WHAT YOU SHOULD DO:
Extract only the first line of the listing and every line after it up to and including the one with "ax.tick_params(which='minor', length=0)". Omit the pictures.

MATERIAL PROVIDED:
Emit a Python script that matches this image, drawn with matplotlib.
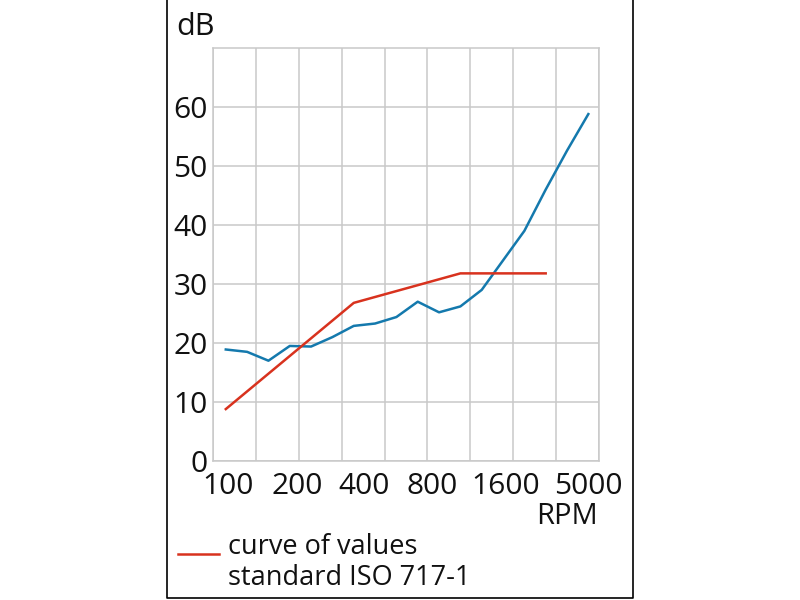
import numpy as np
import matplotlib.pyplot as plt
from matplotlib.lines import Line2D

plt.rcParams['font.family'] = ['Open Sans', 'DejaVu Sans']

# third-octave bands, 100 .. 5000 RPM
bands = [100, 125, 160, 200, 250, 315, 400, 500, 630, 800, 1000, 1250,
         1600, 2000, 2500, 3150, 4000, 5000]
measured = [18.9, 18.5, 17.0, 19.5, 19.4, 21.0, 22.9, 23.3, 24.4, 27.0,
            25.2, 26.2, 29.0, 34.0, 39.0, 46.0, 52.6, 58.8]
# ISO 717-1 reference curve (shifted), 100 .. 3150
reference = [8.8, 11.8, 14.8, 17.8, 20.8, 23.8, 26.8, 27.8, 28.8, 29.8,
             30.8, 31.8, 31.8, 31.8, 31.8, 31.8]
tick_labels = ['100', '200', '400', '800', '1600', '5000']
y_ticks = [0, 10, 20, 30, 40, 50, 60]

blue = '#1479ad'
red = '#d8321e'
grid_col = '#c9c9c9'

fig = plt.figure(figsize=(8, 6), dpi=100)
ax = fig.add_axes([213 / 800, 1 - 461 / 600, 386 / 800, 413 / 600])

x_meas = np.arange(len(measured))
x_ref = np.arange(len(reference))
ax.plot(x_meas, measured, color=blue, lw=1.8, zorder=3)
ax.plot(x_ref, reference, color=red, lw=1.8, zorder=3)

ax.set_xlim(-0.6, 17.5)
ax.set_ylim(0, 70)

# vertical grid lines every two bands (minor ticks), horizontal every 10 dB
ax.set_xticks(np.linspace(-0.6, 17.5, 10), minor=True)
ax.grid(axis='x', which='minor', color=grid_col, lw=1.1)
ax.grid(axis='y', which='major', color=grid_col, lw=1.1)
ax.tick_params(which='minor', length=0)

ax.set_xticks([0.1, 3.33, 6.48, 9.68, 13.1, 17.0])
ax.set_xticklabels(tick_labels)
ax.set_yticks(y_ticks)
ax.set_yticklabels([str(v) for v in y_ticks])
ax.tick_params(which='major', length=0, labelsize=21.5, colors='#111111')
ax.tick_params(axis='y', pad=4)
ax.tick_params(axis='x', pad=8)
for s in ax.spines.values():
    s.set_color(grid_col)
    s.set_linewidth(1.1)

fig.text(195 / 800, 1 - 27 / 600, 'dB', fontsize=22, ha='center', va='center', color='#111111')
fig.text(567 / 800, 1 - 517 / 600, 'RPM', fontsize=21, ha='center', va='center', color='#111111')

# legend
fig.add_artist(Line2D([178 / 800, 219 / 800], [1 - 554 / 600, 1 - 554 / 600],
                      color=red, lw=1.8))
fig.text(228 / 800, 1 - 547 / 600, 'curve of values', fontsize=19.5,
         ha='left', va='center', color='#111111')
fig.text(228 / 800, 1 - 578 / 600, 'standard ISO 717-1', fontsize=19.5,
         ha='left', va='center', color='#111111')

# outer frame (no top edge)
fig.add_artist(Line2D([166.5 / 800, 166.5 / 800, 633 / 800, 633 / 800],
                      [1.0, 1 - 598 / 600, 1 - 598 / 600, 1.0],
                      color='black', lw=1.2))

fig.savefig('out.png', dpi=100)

SOLUTION FOR THIS EXERCISE:
Emit a Python script that matches this image, drawn with matplotlib.
import numpy as np
import matplotlib.pyplot as plt
from matplotlib.lines import Line2D

plt.rcParams['font.family'] = ['Open Sans', 'DejaVu Sans']

# third-octave bands, 100 .. 5000 RPM
bands = [100, 125, 160, 200, 250, 315, 400, 500, 630, 800, 1000, 1250,
         1600, 2000, 2500, 3150, 4000, 5000]
measured = [18.9, 18.5, 17.0, 19.5, 19.4, 21.0, 22.9, 23.3, 24.4, 27.0,
            25.2, 26.2, 29.0, 34.0, 39.0, 46.0, 52.6, 58.8]
# ISO 717-1 reference curve (shifted), 100 .. 3150
reference = [8.8, 11.8, 14.8, 17.8, 20.8, 23.8, 26.8, 27.8, 28.8, 29.8,
             30.8, 31.8, 31.8, 31.8, 31.8, 31.8]
tick_labels = ['100', '200', '400', '800', '1600', '5000']
y_ticks = [0, 10, 20, 30, 40, 50, 60]

blue = '#1479ad'
red = '#d8321e'
grid_col = '#c9c9c9'

fig = plt.figure(figsize=(8, 6), dpi=100)
ax = fig.add_axes([213 / 800, 1 - 461 / 600, 386 / 800, 413 / 600])

x_meas = np.arange(len(measured))
x_ref = np.arange(len(reference))
ax.plot(x_meas, measured, color=blue, lw=1.8, zorder=3)
ax.plot(x_ref, reference, color=red, lw=1.8, zorder=3)

ax.set_xlim(-0.6, 17.5)
ax.set_ylim(0, 70)

# vertical grid lines every two bands (minor ticks), horizontal every 10 dB
ax.set_xticks(np.linspace(-0.6, 17.5, 10), minor=True)
ax.grid(axis='x', which='minor', color=grid_col, lw=1.1)
ax.grid(axis='y', which='major', color=grid_col, lw=1.1)
ax.tick_params(which='minor', length=0)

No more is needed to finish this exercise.